Copy exactly, leaving out every image, the lines from the one with "Reproduce this chart with matplotlib." through the one with "W, H = 1527, 977", inclusive.

Start THE DATA

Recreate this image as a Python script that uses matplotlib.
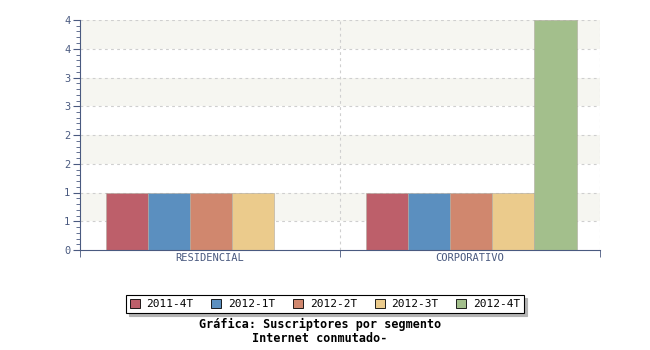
import numpy as np
import matplotlib.pyplot as plt
from matplotlib.ticker import FuncFormatter, MultipleLocator

# Datos
segmentos = ["RESIDENCIAL", "CORPORATIVO"]
periodos = ["2011-4T", "2012-1T", "2012-2T", "2012-3T", "2012-4T"]
v_2011_4t = [1, 1]
v_2012_1t = [1, 1]
v_2012_2t = [1, 1]
v_2012_3t = [1, 1]
v_2012_4t = [np.nan, 4]
valores = [v_2011_4t, v_2012_1t, v_2012_2t, v_2012_3t, v_2012_4t]
colores = ["#bd5f6a", "#5b8fbf", "#d0876e", "#ebcb8c", "#a3bf8c"]

eje_color = "#4a5a80"
fuente = "DejaVu Sans Mono"

fig = plt.figure(figsize=(6.5, 3.5), dpi=100)
ax = fig.add_axes([80 / 650, 100 / 350, 520 / 650, 230 / 350])

ymax = 4
# bandas alternas
for y0 in np.arange(0.5, ymax, 1.0):
    ax.axhspan(y0, y0 + 0.5, color="#f6f6f1", zorder=0, lw=0)
for y in np.arange(0.5, ymax + 0.01, 0.5):
    ax.axhline(y, color="#cfcfcf", ls=(0, (2.5, 3)), lw=0.8, zorder=1)
for x in [1, 2]:
    ax.axvline(x, color="#cfcfcf", ls=(0, (2.5, 3)), lw=0.8, zorder=1)

ancho = 0.162
x = np.arange(len(segmentos))
for j, (per, vals, col) in enumerate(zip(periodos, valores, colores)):
    ax.bar(x + 0.1 + j * ancho, vals, width=ancho, align="edge", color=col,
           edgecolor="#b0aaa0", linewidth=0.4, label=per, zorder=3)

ax.set_xlim(0, 2)
ax.set_ylim(0, ymax)
ax.set_xticks([0.5, 1.5])
ax.set_xticklabels(segmentos)
ax.set_xticks([0, 1, 2], minor=True)
ax.tick_params(axis="x", which="major", length=0, pad=2)
ax.tick_params(axis="x", which="minor", length=5, direction="out", color=eje_color)
ax.yaxis.set_major_locator(MultipleLocator(0.5))
ax.yaxis.set_minor_locator(MultipleLocator(0.1))
ax.yaxis.set_major_formatter(FuncFormatter(lambda v, p: str(int(v + 0.5))))
ax.tick_params(axis="y", which="major", length=5, color=eje_color, pad=2)
ax.tick_params(axis="y", which="minor", length=3, color=eje_color)
for lab in ax.get_xticklabels() + ax.get_yticklabels():
    lab.set_fontfamily(fuente)
    lab.set_fontsize(7.5)
    lab.set_color(eje_color)

ax.spines["top"].set_visible(False)
ax.spines["right"].set_visible(False)
ax.spines["left"].set_color(eje_color)
ax.spines["bottom"].set_color(eje_color)
ax.spines["bottom"].set_zorder(5)

ley = fig.legend(loc="center", bbox_to_anchor=(325 / 650, 1 - 304 / 350), ncol=5,
                 prop={"family": fuente, "size": 8}, frameon=True, fancybox=False,
                 shadow={"color": "#b4b4b4", "alpha": 1, "ox": 2, "oy": -2},
                 edgecolor="black", handlelength=0.9, handleheight=0.9,
                 columnspacing=1.6, handletextpad=0.6, borderpad=0.35)
ley.get_frame().set_linewidth(0.8)
for h in ley.legend_handles:
    h.set_edgecolor("black")
    h.set_linewidth(0.6)

fig.text(320 / 650, 1 - 324 / 350, "Gráfica: Suscriptores por segmento",
         ha="center", va="center", family=fuente, fontsize=8.5, fontweight="bold")
fig.text(320 / 650, 1 - 338 / 350, "Internet conmutado-",
         ha="center", va="center", family=fuente, fontsize=8.5, fontweight="bold")

plt.savefig("out.png", dpi=100)
plt.close()
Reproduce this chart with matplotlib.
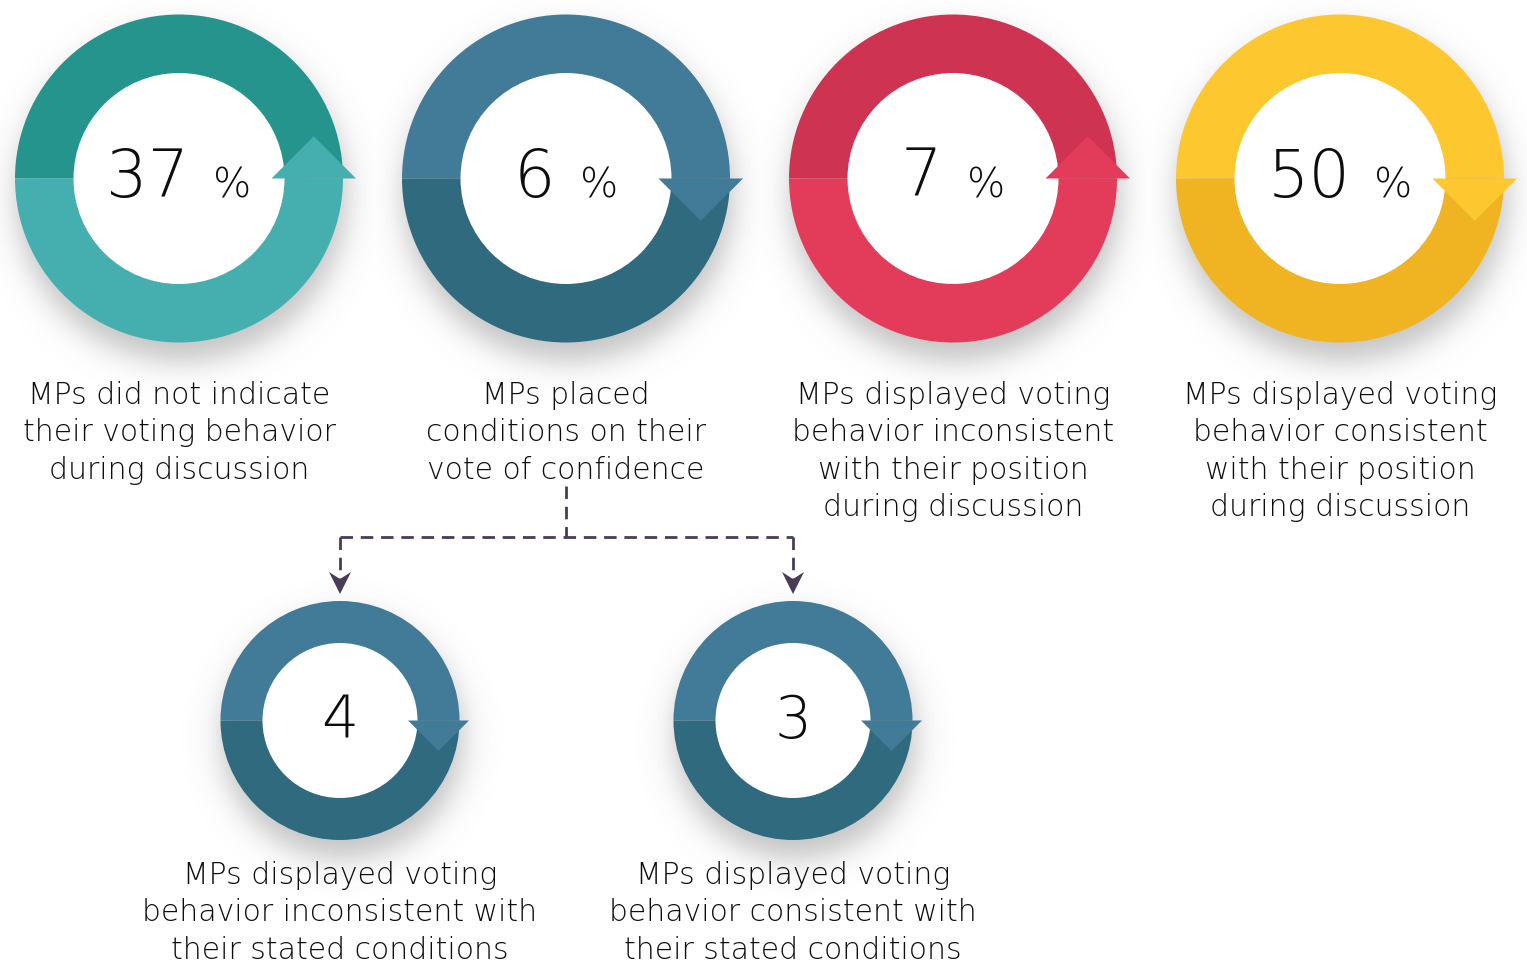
import numpy as np
import matplotlib.pyplot as plt
from matplotlib.patches import Wedge, Circle, Polygon

W, H = 1527, 977

# Data
values = ['37', '6', '7', '50']
labels = [
    ['MPs did not indicate', 'their voting behavior', 'during discussion'],
    ['MPs placed', 'conditions on their', 'vote of confidence'],
    ['MPs displayed voting', 'behavior inconsistent', 'with their position', 'during discussion'],
    ['MPs displayed voting', 'behavior consistent', 'with their position', 'during discussion'],
]
top_colors = ['#24948D', '#417B97', '#CE3351', '#FDC82F']
bottom_colors = ['#45AFAF', '#306A7E', '#E33C5A', '#F0B422']
arrow_dirs = ['up', 'down', 'up', 'down']

sub_values = ['4', '3']
sub_labels = [
    ['MPs displayed voting', 'behavior inconsistent with', 'their stated conditions'],
    ['MPs displayed voting', 'behavior consistent with', 'their stated conditions'],
]

TEXT = '#0F0C0D'
LINE = '#4A3B57'
FONT = 'DejaVu Sans'

big_x = [179, 566, 953, 1340]
big_y = 178.5
big_R, big_r = 164, 105.5
sub_x = [340, 793]
sub_y = 720.5
sub_R, sub_r = 119.5, 77.5

fig = plt.figure(figsize=(W / 100, H / 100), dpi=100)
ax = fig.add_axes([0, 0, 1, 1])
ax.set_xlim(0, W)
ax.set_ylim(0, H)
ax.axis('off')


def Y(y):
    return H - y


# soft drop shadows
rings = [(x, big_y, big_R) for x in big_x] + [(x, sub_y, sub_R) for x in sub_x]
yy, xx = np.mgrid[0:H, 0:W]
alpha = np.zeros((H, W))
for cx, cy, R in rings:
    d = np.hypot(xx - (cx + 2), yy - (cy + 17))
    alpha = np.maximum(alpha, 0.36 / (1 + np.exp((d - (R + 1)) / 9.0)))
shadow = np.zeros((H, W, 4))
shadow[..., :3] = 0.35
shadow[..., 3] = alpha
ax.imshow(shadow, extent=(0, W, 0, H), origin='upper', zorder=0, interpolation='bilinear')


def draw_ring(cx, cy, R, r, top, bottom, direction):
    cy = Y(cy)
    ax.add_patch(Wedge((cx, cy), R, 0, 180, color=top, lw=0, zorder=2))
    ax.add_patch(Wedge((cx, cy), R, 180, 360, color=bottom, lw=0, zorder=2))
    ax.add_patch(Circle((cx, cy), r, color='white', lw=0, zorder=3))
    mid = cx + (R + r) / 2
    hw = (R - r) / 2 + 13 * (R / 164)
    if direction == 'up':
        pts = [(mid - hw, cy), (mid + hw, cy), (mid, cy + hw)]
        col = bottom
    else:
        pts = [(mid - hw, cy), (mid + hw, cy), (mid, cy - hw)]
        col = top
    ax.add_patch(Polygon(pts, closed=True, color=col, lw=0, zorder=4))


renderer = fig.canvas.get_renderer()

for i in range(4):
    cx = big_x[i]
    draw_ring(cx, big_y, big_R, big_r, top_colors[i], bottom_colors[i], arrow_dirs[i])
    t1 = ax.text(cx, Y(197), values[i], fontsize=47, family=FONT, weight='light',
                 color=TEXT, ha='left', va='baseline', zorder=5)
    t2 = ax.text(cx, Y(197), '%', fontsize=29, family=FONT, weight='light',
                 color=TEXT, ha='left', va='baseline', zorder=5)
    w1 = t1.get_window_extent(renderer).width
    w2 = t2.get_window_extent(renderer).width
    gap = 24
    left = cx - (w1 + gap + w2) / 2
    t1.set_x(left)
    t2.set_x(left + w1 + gap)
    for j, line in enumerate(labels[i]):
        ax.text(cx, Y(404 + 37.3 * j), line, fontsize=21.5, family=FONT, weight='light',
                color=TEXT, ha='center', va='baseline', zorder=5)

for i in range(2):
    cx = sub_x[i]
    draw_ring(cx, sub_y, sub_R, sub_r, top_colors[1], bottom_colors[1], 'down')
    ax.text(cx, Y(738), sub_values[i], fontsize=42, family=FONT, weight='light',
            color=TEXT, ha='center', va='baseline', zorder=5)
    for j, line in enumerate(sub_labels[i]):
        ax.text(cx, Y(884 + 37.3 * j), line, fontsize=21.5, family=FONT, weight='light',
                color=TEXT, ha='center', va='baseline', zorder=5)

# dashed connector from the 6% ring to the two sub rings
dash = dict(color=LINE, lw=2, ls=(0, (4.5, 2.8)), zorder=1)
ax.plot([big_x[1], big_x[1]], [Y(486), Y(537)], **dash)
ax.plot([sub_x[0], sub_x[1]], [Y(537), Y(537)], **dash)
for cx in sub_x:
    ax.plot([cx, cx], [Y(537), Y(578)], **dash)
    head = [(cx, Y(594)), (cx - 11, Y(572)), (cx, Y(579)), (cx + 11, Y(572))]
    ax.add_patch(Polygon(head, closed=True, color=LINE, lw=0, zorder=1))

fig.savefig('out.png', dpi=100, facecolor='white')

End THE DATA

• FINISHED EXERCISE:
Reproduce this chart with matplotlib.
import numpy as np
import matplotlib.pyplot as plt
from matplotlib.patches import Wedge, Circle, Polygon

W, H = 1527, 977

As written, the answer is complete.